Tunnels are the future, but a distant future

Much excitement was generated when news broke of two road tunnels being considered linking Thimphu to Paro or Wangdue.

Some were already thinking of the possibilities of working in Thimphu but living in either of the two dzonkhags.

However, not much progress has been made since the news broke.

It was eventually decided that the Thimphu-Wangdue tunnel makes more sense as it would shorten travel time to many more dzongkhags. A few aerial surveys were even carried out.

However, the obstacle is not the mountains or the young geology. It is budget. The costs of building a tunnel are astronomically higher when compared to roads.

There are several benefits to building tunnels, especially for a country like Bhutan. Travel time and costs can be dramatically cutdown. Landslides, a perennial plague every summer, and sometimes even in the winter, are avoided. The environment is not as affected as mountains are not scarred and  less trees are cut down.

Switzerland, which shares similar geography has fully utilised the use of tunnels for transportation and is reaping the benefits. We recognise the benefits.

But can we afford to go for tunnels when we can achieve close to the same results by building better roads?

Any driver would recognise that our existing national highways can be further improved with further investment. Measures are being pursued to improve them. A road masterplan does exists.

Some roads can be shortened further by eliminating bends which could shave travel time even further. Short rather than long tunnels, and bridges, can be utillised on certain roads especially when it could reduce an unnecessary detour.

More funds could also be invested in putting in place measures beyond retaining walls to slide proof roads.

It is also important to know that some of our communities are yet to be connected with motor roads and bringing roads to all communities should take precedence over connecting Thimphu with another route.

In the long run, when the country has funds, or if a donor country is willing to support the construction, then long road tunnels can be pursued. Imagine driving to Bumthang in an hour or two, or driving to Thimphu from Trashigang in the morning only to return in the evening. The cost savings on time, fuel, and other related expenditures will be significant. The environment too will benefit with less emissions.

1 reply
  1. irfan
    irfan says:

    Rats like to dig their way through holes…a big cat likes the comfort of natural mountain caves…fishes like to swim…and when most birds are known for their strengths in flying; the monkeys are the experts in climbing from trees to trees in the wild. Now before you all get angry to such a bad joke; let me assure you that I only want to point out that we as humans have mastered the art of maximising our strengths and minimising our weaknesses when it comes to travelling across endless water, air and land. So it’s an exciting news that we will be travelling through tunnels in future if everything goes as planned.

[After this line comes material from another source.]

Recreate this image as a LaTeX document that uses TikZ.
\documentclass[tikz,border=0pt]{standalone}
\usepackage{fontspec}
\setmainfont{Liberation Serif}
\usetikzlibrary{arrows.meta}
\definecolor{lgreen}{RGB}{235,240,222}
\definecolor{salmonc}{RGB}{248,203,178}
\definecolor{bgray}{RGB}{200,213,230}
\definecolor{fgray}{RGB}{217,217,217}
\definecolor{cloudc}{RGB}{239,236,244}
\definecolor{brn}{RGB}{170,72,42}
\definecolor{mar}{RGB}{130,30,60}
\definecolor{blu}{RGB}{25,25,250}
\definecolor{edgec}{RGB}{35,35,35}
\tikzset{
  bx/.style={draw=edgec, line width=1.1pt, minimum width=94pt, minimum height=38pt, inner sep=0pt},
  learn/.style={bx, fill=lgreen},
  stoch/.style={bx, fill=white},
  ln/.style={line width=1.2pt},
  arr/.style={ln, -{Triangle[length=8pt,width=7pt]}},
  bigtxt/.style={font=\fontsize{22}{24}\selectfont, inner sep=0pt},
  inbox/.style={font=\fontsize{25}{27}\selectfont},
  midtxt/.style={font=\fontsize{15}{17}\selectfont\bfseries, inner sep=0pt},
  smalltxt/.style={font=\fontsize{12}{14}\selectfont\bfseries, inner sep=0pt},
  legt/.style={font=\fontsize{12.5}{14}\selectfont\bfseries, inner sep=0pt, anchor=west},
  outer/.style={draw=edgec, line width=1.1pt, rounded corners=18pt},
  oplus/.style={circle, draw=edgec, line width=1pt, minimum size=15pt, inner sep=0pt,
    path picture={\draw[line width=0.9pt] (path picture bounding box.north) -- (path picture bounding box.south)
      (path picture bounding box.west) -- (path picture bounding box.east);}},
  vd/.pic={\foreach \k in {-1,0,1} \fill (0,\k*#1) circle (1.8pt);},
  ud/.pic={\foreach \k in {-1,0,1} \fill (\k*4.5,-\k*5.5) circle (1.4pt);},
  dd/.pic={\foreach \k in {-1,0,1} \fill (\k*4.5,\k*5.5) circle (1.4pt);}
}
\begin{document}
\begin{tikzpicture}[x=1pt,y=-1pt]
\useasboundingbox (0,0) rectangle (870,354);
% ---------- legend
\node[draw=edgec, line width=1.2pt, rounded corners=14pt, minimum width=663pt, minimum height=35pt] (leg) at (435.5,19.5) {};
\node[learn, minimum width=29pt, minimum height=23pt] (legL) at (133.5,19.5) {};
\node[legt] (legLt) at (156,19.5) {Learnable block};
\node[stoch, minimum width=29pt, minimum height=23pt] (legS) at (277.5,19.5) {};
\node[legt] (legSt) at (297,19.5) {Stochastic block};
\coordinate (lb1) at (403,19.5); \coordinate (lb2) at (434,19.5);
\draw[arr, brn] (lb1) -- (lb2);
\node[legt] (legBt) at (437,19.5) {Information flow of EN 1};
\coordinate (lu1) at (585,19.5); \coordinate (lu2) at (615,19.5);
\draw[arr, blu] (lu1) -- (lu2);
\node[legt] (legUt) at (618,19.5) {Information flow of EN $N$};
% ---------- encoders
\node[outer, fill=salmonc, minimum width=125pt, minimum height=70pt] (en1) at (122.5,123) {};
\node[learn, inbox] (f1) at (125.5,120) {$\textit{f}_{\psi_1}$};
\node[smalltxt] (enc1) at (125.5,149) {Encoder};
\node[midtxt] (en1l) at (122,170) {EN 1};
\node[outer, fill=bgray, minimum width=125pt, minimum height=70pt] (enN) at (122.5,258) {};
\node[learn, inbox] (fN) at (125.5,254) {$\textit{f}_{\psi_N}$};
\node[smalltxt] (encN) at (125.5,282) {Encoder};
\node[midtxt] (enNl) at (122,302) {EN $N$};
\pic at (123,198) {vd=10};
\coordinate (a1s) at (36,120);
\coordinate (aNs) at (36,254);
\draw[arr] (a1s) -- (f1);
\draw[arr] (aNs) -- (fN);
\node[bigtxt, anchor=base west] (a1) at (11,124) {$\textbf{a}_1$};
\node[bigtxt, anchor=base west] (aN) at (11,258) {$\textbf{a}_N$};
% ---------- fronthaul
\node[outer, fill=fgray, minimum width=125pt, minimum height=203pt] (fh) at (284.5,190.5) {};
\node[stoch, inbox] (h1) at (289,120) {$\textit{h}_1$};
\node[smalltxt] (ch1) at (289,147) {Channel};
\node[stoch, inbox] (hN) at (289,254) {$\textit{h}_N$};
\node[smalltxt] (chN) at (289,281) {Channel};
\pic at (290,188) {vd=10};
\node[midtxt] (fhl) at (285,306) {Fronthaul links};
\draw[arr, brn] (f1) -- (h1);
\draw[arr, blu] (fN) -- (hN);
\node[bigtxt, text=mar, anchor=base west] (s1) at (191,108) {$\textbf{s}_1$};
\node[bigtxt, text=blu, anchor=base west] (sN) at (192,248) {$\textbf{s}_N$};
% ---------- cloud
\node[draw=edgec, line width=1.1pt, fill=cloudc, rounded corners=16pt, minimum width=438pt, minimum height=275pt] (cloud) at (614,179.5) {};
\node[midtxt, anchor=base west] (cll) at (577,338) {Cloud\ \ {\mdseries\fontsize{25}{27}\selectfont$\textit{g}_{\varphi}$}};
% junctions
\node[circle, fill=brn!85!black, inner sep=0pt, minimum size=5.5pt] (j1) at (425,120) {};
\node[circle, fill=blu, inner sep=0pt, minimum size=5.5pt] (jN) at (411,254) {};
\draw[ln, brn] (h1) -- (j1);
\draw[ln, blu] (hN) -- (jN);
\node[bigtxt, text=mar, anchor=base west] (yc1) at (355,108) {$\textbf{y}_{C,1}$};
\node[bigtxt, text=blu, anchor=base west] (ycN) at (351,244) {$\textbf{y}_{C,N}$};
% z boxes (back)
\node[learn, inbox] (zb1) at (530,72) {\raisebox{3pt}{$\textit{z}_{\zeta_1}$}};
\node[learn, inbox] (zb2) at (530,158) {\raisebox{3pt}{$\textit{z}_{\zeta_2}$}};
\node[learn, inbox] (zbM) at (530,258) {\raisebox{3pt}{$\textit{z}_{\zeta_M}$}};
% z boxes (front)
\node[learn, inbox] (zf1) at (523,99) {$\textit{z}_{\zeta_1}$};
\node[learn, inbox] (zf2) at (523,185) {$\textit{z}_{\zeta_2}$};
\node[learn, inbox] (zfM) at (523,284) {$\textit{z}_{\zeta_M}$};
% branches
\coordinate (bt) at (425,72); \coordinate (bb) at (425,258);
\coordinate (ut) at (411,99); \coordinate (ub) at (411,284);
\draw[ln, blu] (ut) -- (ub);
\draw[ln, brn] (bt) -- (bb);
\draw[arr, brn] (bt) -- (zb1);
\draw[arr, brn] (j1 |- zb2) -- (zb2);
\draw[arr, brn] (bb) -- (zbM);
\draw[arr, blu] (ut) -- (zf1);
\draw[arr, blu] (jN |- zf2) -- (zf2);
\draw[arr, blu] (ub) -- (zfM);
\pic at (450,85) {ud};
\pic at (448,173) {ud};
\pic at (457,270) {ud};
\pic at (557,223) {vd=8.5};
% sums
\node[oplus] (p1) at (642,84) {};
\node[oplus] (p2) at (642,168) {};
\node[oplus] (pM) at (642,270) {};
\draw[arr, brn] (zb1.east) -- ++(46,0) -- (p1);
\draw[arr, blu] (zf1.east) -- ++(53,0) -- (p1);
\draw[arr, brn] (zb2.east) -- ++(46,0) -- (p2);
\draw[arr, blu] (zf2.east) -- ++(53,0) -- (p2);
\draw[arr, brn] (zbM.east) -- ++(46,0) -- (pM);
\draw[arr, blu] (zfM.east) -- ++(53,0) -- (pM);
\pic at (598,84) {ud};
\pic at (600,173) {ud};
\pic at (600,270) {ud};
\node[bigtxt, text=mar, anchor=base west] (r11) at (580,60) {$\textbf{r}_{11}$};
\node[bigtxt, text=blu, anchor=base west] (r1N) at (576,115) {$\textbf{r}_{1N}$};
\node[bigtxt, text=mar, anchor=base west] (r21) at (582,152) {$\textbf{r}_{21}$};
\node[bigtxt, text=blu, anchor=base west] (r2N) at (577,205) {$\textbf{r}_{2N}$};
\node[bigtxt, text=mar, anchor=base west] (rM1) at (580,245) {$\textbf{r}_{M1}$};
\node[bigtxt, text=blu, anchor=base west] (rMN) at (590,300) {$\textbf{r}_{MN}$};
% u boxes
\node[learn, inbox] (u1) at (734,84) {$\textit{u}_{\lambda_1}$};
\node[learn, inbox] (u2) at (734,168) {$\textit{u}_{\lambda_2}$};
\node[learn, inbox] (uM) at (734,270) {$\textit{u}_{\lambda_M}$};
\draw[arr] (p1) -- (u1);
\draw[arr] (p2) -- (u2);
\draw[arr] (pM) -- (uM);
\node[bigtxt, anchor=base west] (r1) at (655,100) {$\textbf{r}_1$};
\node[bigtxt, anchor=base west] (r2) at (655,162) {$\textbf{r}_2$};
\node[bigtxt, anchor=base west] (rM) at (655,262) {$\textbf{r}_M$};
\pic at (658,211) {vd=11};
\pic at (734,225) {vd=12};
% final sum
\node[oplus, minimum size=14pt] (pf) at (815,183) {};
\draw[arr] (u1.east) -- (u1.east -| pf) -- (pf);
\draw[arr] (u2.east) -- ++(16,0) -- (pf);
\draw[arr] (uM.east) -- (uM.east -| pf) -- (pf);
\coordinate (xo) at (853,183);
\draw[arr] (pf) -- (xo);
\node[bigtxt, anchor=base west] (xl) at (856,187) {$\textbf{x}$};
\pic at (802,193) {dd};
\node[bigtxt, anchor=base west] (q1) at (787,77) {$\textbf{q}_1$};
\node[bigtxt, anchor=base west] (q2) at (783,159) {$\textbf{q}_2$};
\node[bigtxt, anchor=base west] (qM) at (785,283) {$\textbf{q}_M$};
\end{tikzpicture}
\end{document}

    Switzerland is mentioned here for their achievements in constructing world class tunnels. But when we discuss geography of Europe and natural disasters like earthquakes; Switzerland has a moderate earthquake hazard. The last major earthquake measuring 6 or above was recorded way back in 1946 near Sierre in Canton of Wallis. As per information maintained on SED (Schweizerischer Erdbedendienst) website; most of the earthquakes recorded between 1975 and 2010 were measuring below 2.5 on the scale. The geography of Bhutan and the Himalayan region is very different. But this is true that use of bridges and short tunnels in our road construction is going to improve the overall highway network and its utility values. The design and architecture of such bridges will also be a significant factor and same is the matter with any future road tunnels.

    A healthy and constructive debate for road tunnels over the usual mountain highways is bound to become as intriguing as debating pros and cons of a Run-off-the-River hydro project against that of a large storage dam project in the given geography. Even in our hydro projects, we have all the head and tail race tunnels getting constructed. Economies of Scale always are not very cost friendly and if it’s hydro power generation, a lot will depend on availability of water head and flow of the river.

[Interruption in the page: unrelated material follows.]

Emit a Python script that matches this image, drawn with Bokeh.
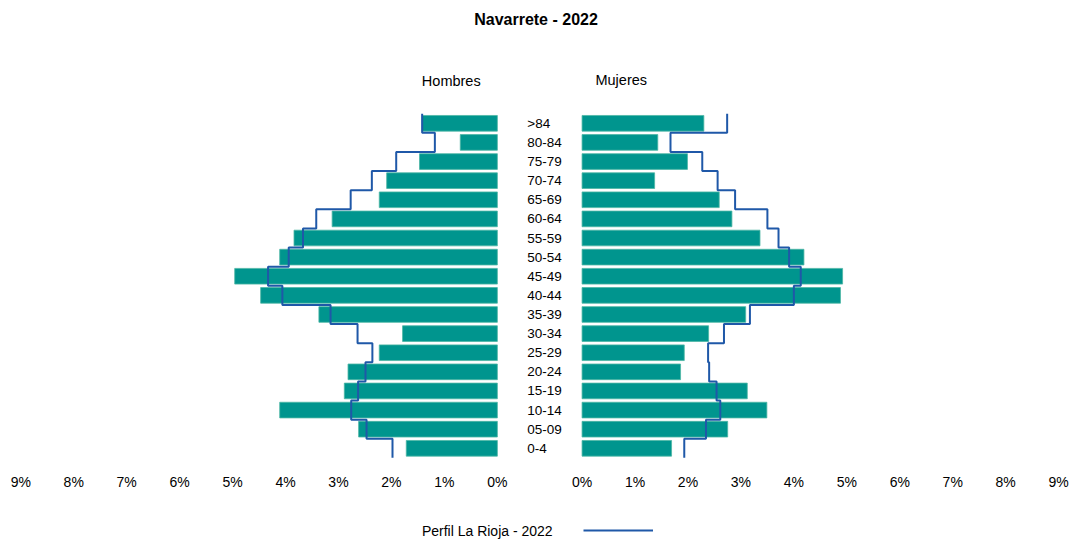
from bokeh.plotting import figure
from bokeh.models import (ColumnDataSource, FixedTicker, CustomJSTickFormatter, Label,
                          Legend, LegendItem, Range1d)
from bokeh.core.properties import value
from bokeh.embed import file_html
from bokeh.resources import INLINE

# ---------------- data ----------------
ages = ["0-4", "05-09", "10-14", "15-19", "20-24", "25-29", "30-34", "35-39", "40-44",
        "45-49", "50-54", "55-59", "60-64", "65-69", "70-74", "75-79", "80-84", ">84"]
hombres = [1.72, 2.62, 4.11, 2.89, 2.82, 2.23, 1.79, 3.37, 4.47,
           4.96, 4.11, 3.84, 3.12, 2.23, 2.09, 1.47, 0.70, 1.42]
mujeres = [1.69, 2.75, 3.49, 3.12, 1.86, 1.93, 2.39, 3.09, 4.88,
           4.92, 4.19, 3.36, 2.83, 2.59, 1.37, 1.99, 1.43, 2.30]
rioja_h = [1.98, 2.47, 2.76, 2.63, 2.49, 2.36, 2.64, 3.15, 4.06,
           4.33, 3.94, 3.67, 3.42, 2.77, 2.37, 1.91, 1.18, 1.42]
rioja_m = [1.93, 2.34, 2.61, 2.54, 2.40, 2.38, 2.68, 3.17, 4.00,
           4.13, 3.91, 3.71, 3.50, 2.89, 2.56, 2.27, 1.67, 2.74]
tick_pcts = [0, 1, 2, 3, 4, 5, 6, 7, 8, 9]
title_text = "Navarrete - 2022"
legend_text = "Perfil La Rioja - 2022"

# ---------------- layout constants ----------------
G = 0.8          # half gap between the two pyramids (in % units)
FONT = "Liberation Sans"
BAR = "#00958e"
LINE = "#1f58a8"

idx = list(range(len(ages)))
src = ColumnDataSource(dict(
    y=idx, age=ages,
    hl=[-(G + v) for v in hombres], hr=[-G] * len(idx),
    ml=[G] * len(idx), mr=[G + v for v in mujeres],
))

def step_path(vals, sign):
    xs, ys = [], []
    for i, v in enumerate(vals):
        x = sign * (G + v)
        xs += [x, x]
        ys += [i - 0.5, i + 0.5]
    return xs, ys

p = figure(width=1071, height=539, output_backend="svg", toolbar_location=None,
           x_range=Range1d(-10.183, 10.043), y_range=Range1d(-4.77, 21.75),
           y_axis_location=None, min_border_left=0, min_border_right=0,
           min_border_top=32, min_border_bottom=0)
p.outline_line_color = None
p.grid.visible = False
p.background_fill_color = "white"

p.title.text = title_text
p.title.align = "center"
p.title.text_font = FONT
p.title.text_font_size = "16px"
p.title.text_font_style = "bold"
p.title.text_color = "black"

p.hbar(y="y", left="hl", right="hr", height=0.82, source=src,
       fill_color=BAR, line_color="#4db6a4", line_width=0.8)
p.hbar(y="y", left="ml", right="mr", height=0.82, source=src,
       fill_color=BAR, line_color="#4db6a4", line_width=0.8)

xh, yh = step_path(rioja_h, -1)
xm, ym = step_path(rioja_m, 1)
lh = p.line(xh, yh, line_color=LINE, line_width=2)
lm = p.line(xm, ym, line_color=LINE, line_width=2)

p.text(x=-0.235, y="y", text="age", source=src, text_font=value(FONT),
       text_font_size="13.5px", text_align="left", text_baseline="middle",
       text_color="black")

ax = p.xaxis[0]
ax.fixed_location = -0.72
ax.ticker = FixedTicker(ticks=[-(G + t) for t in tick_pcts] + [G + t for t in tick_pcts])
ax.formatter = CustomJSTickFormatter(code="return Math.round(Math.abs(tick) - 0.8) + '%';")
ax.axis_line_color = None
ax.major_tick_line_color = None
ax.minor_tick_line_color = None
ax.major_label_text_font = FONT
ax.major_label_text_font_size = "14px"
ax.major_label_text_color = "black"
ax.major_label_standoff = 6

for txt, x, y in [("Hombres", -1.67, 19.23), ("Mujeres", 1.54, 19.29)]:
    p.add_layout(Label(x=x, y=y, text=txt, text_font=FONT, text_font_size="14.5px",
                       text_align="center", text_baseline="middle", text_color="black"))

p.add_layout(Label(x=-2.225, y=-4.30, text=legend_text, text_font=FONT,
                   text_font_size="14px", text_align="left", text_baseline="middle",
                   text_color="black"))

legend = Legend(items=[LegendItem(label="", renderers=[lh])], location=(583, 7),
                glyph_width=70, glyph_height=4, label_height=4, label_width=0,
                label_standoff=0, padding=0, margin=0, spacing=0,
                border_line_color=None, background_fill_alpha=0)
p.add_layout(legend)

open("out.html", "w").write(file_html(p, INLINE))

    When it comes to roads and construction of a future tunnel road, a lot will also depend on flow of traffic at that given point of time. And a tunnel road needs to be operated, maintained and serviced. Similar efforts can also be tried out in case of our usual mountain highways when maintenance brings financial challenges. A lot also gets talked about domestic air connectivity where innovative business models can be experimented for sustaining the airport infrastructure, if not the operation.

    But whenever we talk transportation and its related economies of scales or scopes; somewhere a few things never get addressed in the dark…the economics of opportunities and expectations.